The Google Book Store, Coming Soon To A Browser Near You

Google offered some more details on its upcoming digital book store earlier today at the Frankfurt Book Fair. Google plans on selling downloadable electronic books called Google Editions to any device with a browser.

Today, Google Books gives you the option to buy books you find there from other online retailers. But Google Editions will come directly from Google’s own yet-to-be-launched store. It will make 400,000 to 600,000 books available through agreements with publishers, who will get a cut of each book sold (about 63 percent if it is sold directly through Google, 45 percent if it is sold through an affiliate retailer, which would split the rest with Google similar to the AdSense model).

No wonder Jeff Bezos is trying to block Google’s book settlement.

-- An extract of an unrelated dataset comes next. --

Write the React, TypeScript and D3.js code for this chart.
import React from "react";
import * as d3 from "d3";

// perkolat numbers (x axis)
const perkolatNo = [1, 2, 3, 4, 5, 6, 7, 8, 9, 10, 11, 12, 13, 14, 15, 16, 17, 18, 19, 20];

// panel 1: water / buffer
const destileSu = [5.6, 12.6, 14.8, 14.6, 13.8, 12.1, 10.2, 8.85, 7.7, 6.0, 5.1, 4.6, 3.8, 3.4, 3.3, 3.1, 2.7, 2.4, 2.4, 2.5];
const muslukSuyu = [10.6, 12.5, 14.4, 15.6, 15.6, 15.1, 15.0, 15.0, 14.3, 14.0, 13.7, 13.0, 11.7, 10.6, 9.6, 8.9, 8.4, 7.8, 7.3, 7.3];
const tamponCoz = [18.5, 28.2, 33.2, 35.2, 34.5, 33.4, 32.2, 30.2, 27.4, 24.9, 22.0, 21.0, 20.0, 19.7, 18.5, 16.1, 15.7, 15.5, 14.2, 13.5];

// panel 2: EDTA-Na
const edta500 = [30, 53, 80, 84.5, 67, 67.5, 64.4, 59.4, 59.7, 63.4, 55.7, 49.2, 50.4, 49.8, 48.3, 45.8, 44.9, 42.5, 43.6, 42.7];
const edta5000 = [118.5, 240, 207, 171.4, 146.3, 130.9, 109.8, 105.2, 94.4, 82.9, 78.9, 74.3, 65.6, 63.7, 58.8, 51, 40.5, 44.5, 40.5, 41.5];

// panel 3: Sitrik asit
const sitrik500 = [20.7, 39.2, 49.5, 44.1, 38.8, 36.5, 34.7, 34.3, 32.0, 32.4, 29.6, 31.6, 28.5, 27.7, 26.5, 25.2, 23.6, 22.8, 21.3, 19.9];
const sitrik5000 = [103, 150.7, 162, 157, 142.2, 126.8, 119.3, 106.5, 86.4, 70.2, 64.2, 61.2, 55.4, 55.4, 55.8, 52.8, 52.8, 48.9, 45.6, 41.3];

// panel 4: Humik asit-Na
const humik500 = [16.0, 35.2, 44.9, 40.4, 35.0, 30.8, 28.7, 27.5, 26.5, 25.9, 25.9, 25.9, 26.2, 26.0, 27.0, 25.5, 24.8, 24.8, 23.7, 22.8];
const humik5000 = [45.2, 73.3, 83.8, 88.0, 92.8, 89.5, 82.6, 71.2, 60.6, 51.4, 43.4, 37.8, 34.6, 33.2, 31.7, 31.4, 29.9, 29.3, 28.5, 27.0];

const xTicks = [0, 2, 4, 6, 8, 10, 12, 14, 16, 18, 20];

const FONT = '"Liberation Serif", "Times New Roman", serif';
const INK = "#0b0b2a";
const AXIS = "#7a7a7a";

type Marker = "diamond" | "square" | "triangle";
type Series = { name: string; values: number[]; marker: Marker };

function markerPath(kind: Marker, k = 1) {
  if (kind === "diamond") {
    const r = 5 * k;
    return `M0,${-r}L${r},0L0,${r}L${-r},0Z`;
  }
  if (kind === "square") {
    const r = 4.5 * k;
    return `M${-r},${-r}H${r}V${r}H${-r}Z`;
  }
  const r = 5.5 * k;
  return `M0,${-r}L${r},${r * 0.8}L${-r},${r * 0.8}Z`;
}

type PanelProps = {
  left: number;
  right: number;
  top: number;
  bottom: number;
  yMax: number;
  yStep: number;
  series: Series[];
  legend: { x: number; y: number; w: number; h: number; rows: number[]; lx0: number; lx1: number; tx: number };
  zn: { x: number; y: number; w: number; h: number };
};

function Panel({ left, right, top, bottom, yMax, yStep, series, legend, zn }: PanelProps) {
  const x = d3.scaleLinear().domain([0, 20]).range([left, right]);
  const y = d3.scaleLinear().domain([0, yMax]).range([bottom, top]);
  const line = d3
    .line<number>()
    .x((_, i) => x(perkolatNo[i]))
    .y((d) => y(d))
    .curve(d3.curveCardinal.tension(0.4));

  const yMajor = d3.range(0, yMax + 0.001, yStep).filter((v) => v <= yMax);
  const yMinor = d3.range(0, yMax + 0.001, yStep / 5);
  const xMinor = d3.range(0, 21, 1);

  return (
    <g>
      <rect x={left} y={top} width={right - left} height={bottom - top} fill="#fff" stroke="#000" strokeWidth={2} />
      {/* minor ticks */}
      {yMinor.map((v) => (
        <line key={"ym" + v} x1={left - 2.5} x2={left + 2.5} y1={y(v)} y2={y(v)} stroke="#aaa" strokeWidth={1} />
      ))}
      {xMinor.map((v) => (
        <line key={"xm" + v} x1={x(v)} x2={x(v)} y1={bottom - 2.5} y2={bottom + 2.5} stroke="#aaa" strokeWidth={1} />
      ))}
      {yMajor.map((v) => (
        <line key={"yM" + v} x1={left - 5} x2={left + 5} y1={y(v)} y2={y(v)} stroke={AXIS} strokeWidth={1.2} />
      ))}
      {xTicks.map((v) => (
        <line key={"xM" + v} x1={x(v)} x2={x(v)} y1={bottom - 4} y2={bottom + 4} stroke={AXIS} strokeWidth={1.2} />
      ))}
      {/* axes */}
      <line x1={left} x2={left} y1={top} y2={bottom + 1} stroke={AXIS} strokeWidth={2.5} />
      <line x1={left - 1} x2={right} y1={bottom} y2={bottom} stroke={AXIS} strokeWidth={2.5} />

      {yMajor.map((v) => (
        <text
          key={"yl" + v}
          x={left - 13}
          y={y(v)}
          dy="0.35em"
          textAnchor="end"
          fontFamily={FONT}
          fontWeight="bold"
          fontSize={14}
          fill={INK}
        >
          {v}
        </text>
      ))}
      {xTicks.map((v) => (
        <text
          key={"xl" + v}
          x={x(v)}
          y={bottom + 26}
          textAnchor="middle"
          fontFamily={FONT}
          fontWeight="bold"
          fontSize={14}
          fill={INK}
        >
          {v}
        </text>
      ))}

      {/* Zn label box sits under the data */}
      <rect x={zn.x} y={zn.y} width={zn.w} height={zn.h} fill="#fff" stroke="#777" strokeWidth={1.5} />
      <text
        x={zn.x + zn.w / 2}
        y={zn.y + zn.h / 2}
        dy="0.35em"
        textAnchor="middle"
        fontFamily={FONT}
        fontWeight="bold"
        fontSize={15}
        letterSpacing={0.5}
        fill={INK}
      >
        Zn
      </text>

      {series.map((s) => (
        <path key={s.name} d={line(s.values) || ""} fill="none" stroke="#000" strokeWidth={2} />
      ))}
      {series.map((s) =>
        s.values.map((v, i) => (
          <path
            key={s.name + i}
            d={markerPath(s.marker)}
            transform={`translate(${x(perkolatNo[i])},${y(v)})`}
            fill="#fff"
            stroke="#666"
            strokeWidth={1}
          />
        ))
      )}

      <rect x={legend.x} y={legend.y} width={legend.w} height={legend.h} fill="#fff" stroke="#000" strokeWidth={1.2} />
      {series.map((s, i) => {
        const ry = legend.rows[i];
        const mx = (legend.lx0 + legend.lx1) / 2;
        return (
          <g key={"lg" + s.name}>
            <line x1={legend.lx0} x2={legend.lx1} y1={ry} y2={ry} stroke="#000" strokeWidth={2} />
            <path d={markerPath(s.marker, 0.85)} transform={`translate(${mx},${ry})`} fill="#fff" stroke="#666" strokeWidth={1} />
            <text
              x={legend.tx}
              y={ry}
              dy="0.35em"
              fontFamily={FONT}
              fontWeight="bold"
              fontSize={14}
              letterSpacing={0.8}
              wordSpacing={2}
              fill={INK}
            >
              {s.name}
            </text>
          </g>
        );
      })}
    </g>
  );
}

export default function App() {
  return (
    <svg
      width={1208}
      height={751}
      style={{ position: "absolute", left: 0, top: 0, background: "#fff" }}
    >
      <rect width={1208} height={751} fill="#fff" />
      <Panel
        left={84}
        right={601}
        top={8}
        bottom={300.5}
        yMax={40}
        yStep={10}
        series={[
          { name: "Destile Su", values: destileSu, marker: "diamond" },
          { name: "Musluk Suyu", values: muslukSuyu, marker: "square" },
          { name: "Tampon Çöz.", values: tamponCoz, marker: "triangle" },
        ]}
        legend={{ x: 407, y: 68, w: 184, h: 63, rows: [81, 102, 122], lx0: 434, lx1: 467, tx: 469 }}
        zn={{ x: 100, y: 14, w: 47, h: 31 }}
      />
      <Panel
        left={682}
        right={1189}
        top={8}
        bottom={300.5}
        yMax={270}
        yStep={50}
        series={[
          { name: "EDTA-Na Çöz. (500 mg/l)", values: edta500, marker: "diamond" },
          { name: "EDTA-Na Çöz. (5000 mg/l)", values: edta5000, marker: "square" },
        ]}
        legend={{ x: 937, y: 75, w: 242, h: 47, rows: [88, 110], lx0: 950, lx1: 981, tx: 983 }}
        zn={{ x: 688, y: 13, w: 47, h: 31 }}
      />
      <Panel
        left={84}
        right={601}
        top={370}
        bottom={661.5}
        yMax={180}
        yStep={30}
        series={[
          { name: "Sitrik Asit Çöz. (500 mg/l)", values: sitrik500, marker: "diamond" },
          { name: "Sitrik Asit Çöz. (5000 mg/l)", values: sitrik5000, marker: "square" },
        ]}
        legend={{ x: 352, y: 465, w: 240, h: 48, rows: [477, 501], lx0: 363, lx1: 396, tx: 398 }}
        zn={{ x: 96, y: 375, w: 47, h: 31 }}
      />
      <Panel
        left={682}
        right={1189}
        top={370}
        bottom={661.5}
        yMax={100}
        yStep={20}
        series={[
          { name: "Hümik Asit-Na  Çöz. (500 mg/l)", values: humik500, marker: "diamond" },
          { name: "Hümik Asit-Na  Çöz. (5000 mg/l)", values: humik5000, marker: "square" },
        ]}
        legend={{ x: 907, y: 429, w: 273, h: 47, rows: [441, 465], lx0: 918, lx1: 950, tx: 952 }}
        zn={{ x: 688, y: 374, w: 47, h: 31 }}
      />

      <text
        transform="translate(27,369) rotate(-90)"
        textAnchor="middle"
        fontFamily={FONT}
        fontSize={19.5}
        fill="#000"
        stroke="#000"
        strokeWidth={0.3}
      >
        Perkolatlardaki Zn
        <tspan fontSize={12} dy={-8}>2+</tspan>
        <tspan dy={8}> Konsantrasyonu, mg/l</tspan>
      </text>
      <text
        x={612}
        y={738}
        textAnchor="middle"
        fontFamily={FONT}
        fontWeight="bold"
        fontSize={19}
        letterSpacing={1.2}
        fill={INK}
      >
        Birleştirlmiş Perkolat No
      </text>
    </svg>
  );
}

Google wants to loosen his grip on the digital book industry through his Amazon-only Kindle. At the same time that it is fighting those efforts to curtail its book settlement and access to millions of orphan works, it is also making making its own thrusts into other areas.

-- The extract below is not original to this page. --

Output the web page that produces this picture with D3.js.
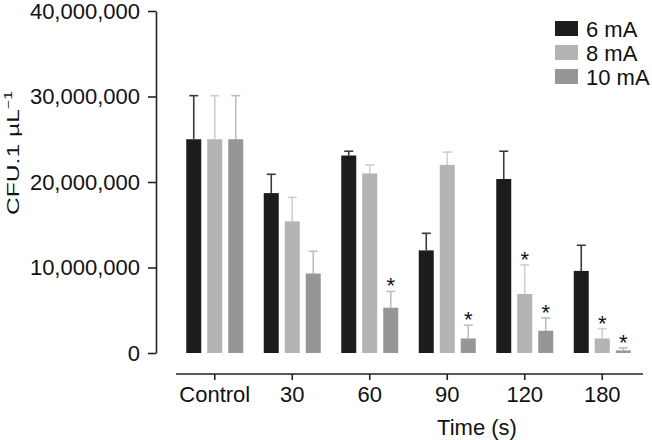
<!DOCTYPE html>
<html><head><meta charset="utf-8">
<script src="https://cdn.jsdelivr.net/npm/d3@7"></script>
<style>body{margin:0;background:#fff}svg{display:block;font-family:"Liberation Sans",Arial,sans-serif}</style>
</head><body>
<svg id="c" width="652" height="440"></svg>
<script>
const categories = ["Control","30","60","90","120","180"];
const series = ["6 mA","8 mA","10 mA"];
const mean6  = [25.0e6, 18.7e6, 23.1e6, 12.0e6, 20.35e6, 9.6e6];
const sd6    = [5.1e6, 2.2e6, 0.5e6, 2.0e6, 3.25e6, 3.0e6];
const mean8  = [25.0e6, 15.4e6, 21.0e6, 22.0e6, 6.9e6, 1.7e6];
const sd8    = [5.1e6, 2.8e6, 1.0e6, 1.5e6, 3.4e6, 1.15e6];
const mean10 = [25.0e6, 9.3e6, 5.3e6, 1.7e6, 2.6e6, 0.3e6];
const sd10   = [5.1e6, 2.6e6, 1.9e6, 1.55e6, 1.5e6, 0.3e6];
const star8  = [false, false, false, false, true, true];
const star10 = [false, false, true, true, true, true];
const yTicks = [0, 10000000, 20000000, 30000000, 40000000];

const means = [mean6, mean8, mean10];
const sds = [sd6, sd8, sd10];
const stars = [[false,false,false,false,false,false], star8, star10];
const fills = ["#1c1c1c", "#b4b4b4", "#969696"];
const errCols = ["#3a3a3a", "#cfcfcf", "#bdbdbd"];
const FS = 22;

const svg = d3.select("#c");
const y = d3.scaleLinear().domain([0, 40000000]).range([353, 11]);
const x = d3.scaleBand().domain(categories).range([176, 641]);
const xi = d3.scaleBand().domain(series).range([-31.5, 31.5]).paddingInner(6/21).paddingOuter(3/21);

// y axis
const ya = svg.append("g").attr("transform", "translate(156,0)")
  .call(d3.axisLeft(y).tickValues(yTicks).tickFormat(d3.format(",")).tickSize(8).tickSizeOuter(0).tickPadding(8));
ya.select(".domain").attr("stroke", "#222").attr("stroke-width", 1.6);
ya.selectAll(".tick line").attr("stroke", "#222").attr("stroke-width", 1.6);
ya.selectAll(".tick text").attr("font-size", FS).attr("fill", "#111").attr("font-family", "Liberation Sans, Arial, sans-serif");

// x axis
const xa = svg.append("g").attr("transform", "translate(0,374)")
  .call(d3.axisBottom(x).tickSize(6).tickSizeOuter(0).tickPadding(6));
xa.select(".domain").attr("d", "M176,0H643").attr("stroke", "#222").attr("stroke-width", 1.6);
xa.selectAll(".tick line").attr("stroke", "#222").attr("stroke-width", 1.6);
xa.selectAll(".tick text").attr("font-size", FS).attr("fill", "#111").attr("font-family", "Liberation Sans, Arial, sans-serif");

// bars
series.forEach((s, si) => {
  const g = svg.append("g");
  categories.forEach((c, ci) => {
    const m = means[si][ci], e = sds[si][ci];
    const bx = x(c) + x.bandwidth() / 2 + xi(s);
    const cx = bx + xi.bandwidth() / 2;
    g.append("line").attr("x1", cx).attr("x2", cx).attr("y1", y(m)).attr("y2", y(m + e))
      .attr("stroke", errCols[si]).attr("stroke-width", 1.6);
    g.append("line").attr("x1", cx - 4.5).attr("x2", cx + 4.5).attr("y1", y(m + e)).attr("y2", y(m + e))
      .attr("stroke", errCols[si]).attr("stroke-width", 1.6);
    g.append("rect").attr("x", bx).attr("width", xi.bandwidth())
      .attr("y", y(m)).attr("height", y(0) - y(m)).attr("fill", fills[si]);
    if (stars[si][ci]) {
      g.append("text").attr("x", cx).attr("y", y(m + e) + 2).attr("text-anchor", "middle")
        .attr("font-size", FS).attr("fill", "#111").text("*");
    }
  });
});

// axis titles
svg.append("text").attr("x", 477).attr("y", 435).attr("text-anchor", "middle")
  .attr("font-size", FS).attr("fill", "#111").text("Time (s)");
svg.append("text").attr("transform", "translate(19,153) rotate(-90) scale(1.45,1)").attr("text-anchor", "middle")
  .attr("font-size", 17).attr("fill", "#111")
  .html('CFU.1 µL<tspan dy="-7" font-size="11">−1</tspan>');

// legend
const lg = svg.append("g");
series.forEach((s, si) => {
  lg.append("rect").attr("x", 555).attr("y", 21 + si * 24).attr("width", 23).attr("height", 15).attr("fill", fills[si]);
  lg.append("text").attr("x", 586).attr("y", 37 + si * 24).attr("font-size", FS).attr("fill", "#111").text(s);
});
</script>
</body></html>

Already, Google makes it possible to download or print over one million public domain books in a partnership with Sony. Those books are all available in the open ePub format. It would make sense if Google Editions were also available in ePub, but the plan to turn regular browsers into eReaders probably needs something else like Google Gears (which has offline capabilities) to make it work.

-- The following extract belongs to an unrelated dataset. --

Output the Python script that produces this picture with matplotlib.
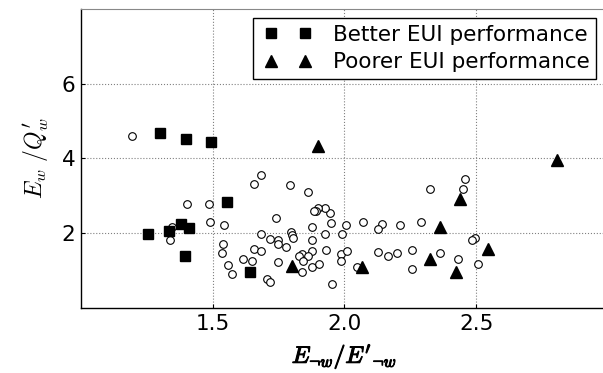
import numpy as np
import matplotlib.pyplot as plt
from matplotlib import patheffects
from matplotlib.lines import Line2D
from matplotlib.legend_handler import HandlerLine2D

plt.rcParams['font.family'] = ['DejaVu Sans']
plt.rcParams['mathtext.fontset'] = 'cm'

# other buildings (open circles)
other_x = [1.192, 1.682, 1.657, 1.794, 1.861, 1.401, 1.487, 1.490, 1.543, 1.344,
           1.338, 1.540, 1.537, 1.557, 1.572, 1.614, 1.648, 1.657, 1.684, 1.684,
           1.717, 1.739, 1.749, 1.747, 1.777, 1.749, 1.705, 1.717, 1.798, 1.799,
           1.806, 1.877, 1.877, 1.878, 1.838, 1.829, 1.863, 1.842, 1.838, 1.877,
           1.904, 1.930, 1.926, 1.948, 1.946, 1.927, 1.901, 1.893, 1.886, 1.954,
           1.990, 1.986, 1.986, 2.005, 2.009, 2.072, 2.143, 2.129, 2.212, 2.289,
           2.325, 2.457, 2.448, 2.127, 2.165, 2.199, 2.258, 2.258, 2.363, 2.432,
           2.494, 2.484, 2.507, 2.047]
other_y = [4.59, 3.57, 3.33, 3.28, 3.10, 2.78, 2.78, 2.30, 2.23, 2.17,
           1.81, 1.70, 1.48, 1.15, 0.90, 1.32, 1.26, 1.58, 1.52, 1.97,
           1.84, 2.42, 1.81, 1.72, 1.63, 1.24, 0.77, 0.69, 2.02, 1.95,
           1.87, 2.18, 1.83, 1.53, 1.44, 1.40, 1.40, 1.25, 0.97, 1.11,
           1.17, 1.56, 1.97, 2.27, 2.55, 2.68, 2.68, 2.59, 2.59, 0.64,
           1.99, 1.45, 1.26, 2.23, 1.53, 2.29, 2.25, 2.12, 2.23, 2.29,
           3.19, 3.45, 3.19, 1.51, 1.40, 1.48, 1.55, 1.05, 1.48, 1.31,
           1.87, 1.82, 1.19, 1.10]

# better EUI performance (squares)
better_x = [1.300, 1.398, 1.494, 1.253, 1.334, 1.381, 1.411, 1.395, 1.555, 1.643]
better_y = [4.67, 4.52, 4.45, 1.97, 2.06, 2.25, 2.13, 1.38, 2.83, 0.95]

# poorer EUI performance (triangles)
poorer_x = [1.899, 1.800, 2.807, 2.439, 2.363, 2.546, 2.323, 2.424, 2.068]
poorer_y = [4.33, 1.13, 3.97, 2.92, 2.17, 1.58, 1.32, 0.97, 1.09]

xticks = [1.5, 2.0, 2.5]
yticks = [2, 4, 6]

fig = plt.figure(figsize=(6.03, 3.73), dpi=100)
ax = fig.add_axes([0.1343, 0.1743, 0.874, 0.8016])

ax.plot(other_x, other_y, 'o', mfc='white', mec='black', mew=0.8, ms=5.5, ls='none')
ax.plot(better_x, better_y, 's', color='black', ms=7, ls='none', label='Better EUI performance')
ax.plot(poorer_x, poorer_y, '^', color='black', ms=8.5, ls='none', label='Poorer EUI performance')

ax.set_xlim(1.0, 3.0)
ax.set_ylim(0, 8)
ax.set_xticks(xticks)
ax.set_xticklabels(['%.1f' % v for v in xticks])
ax.set_yticks(yticks)
ax.tick_params(direction='in', length=3, labelsize=15.5, pad=4)
ax.grid(True, ls=':', color='#808080', lw=0.8)

ax.spines['top'].set_color('#888888')
for s in ['left', 'bottom']:
    ax.spines[s].set_linewidth(1.0)

# matlab-like legend: two markers per entry, set a bit apart
leg = ax.legend(loc='upper right', bbox_to_anchor=(0.977, 0.969), borderaxespad=0,
                numpoints=2, fontsize=15.5, handlelength=2.7, handletextpad=0.72,
                labelspacing=0.35, borderpad=0.3, fancybox=False, framealpha=1,
                edgecolor='black', handler_map={Line2D: HandlerLine2D(marker_pad=0.55)})
leg.get_frame().set_linewidth(1.0)

ax.set_ylabel(r"$E_w\ /Q^{\prime}_w$", fontsize=17, labelpad=8)
xl = ax.set_xlabel(r"$E_{\neg w}/E'_{\neg w}$", fontsize=17, labelpad=6)
xl.set_path_effects([patheffects.withStroke(linewidth=0.8, foreground='black')])

fig.savefig('out.png', dpi=100)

If Google can turn any browser into a digital book reader and it can offer as good a catalog as Amazon can on the Kindle, then that is one less reason to buy a Kindle. Whether or not Google will be offering all of the latest bestsellers or the types of tomes it highlights on its homepage today, such as Gangs and Delinquency in Developmental Perspective, will determine how much of a threat it becomes to Amazon. But if I had to choose between the Kindle or the browser ultimately winning this battle, I’d bet on the browser any day.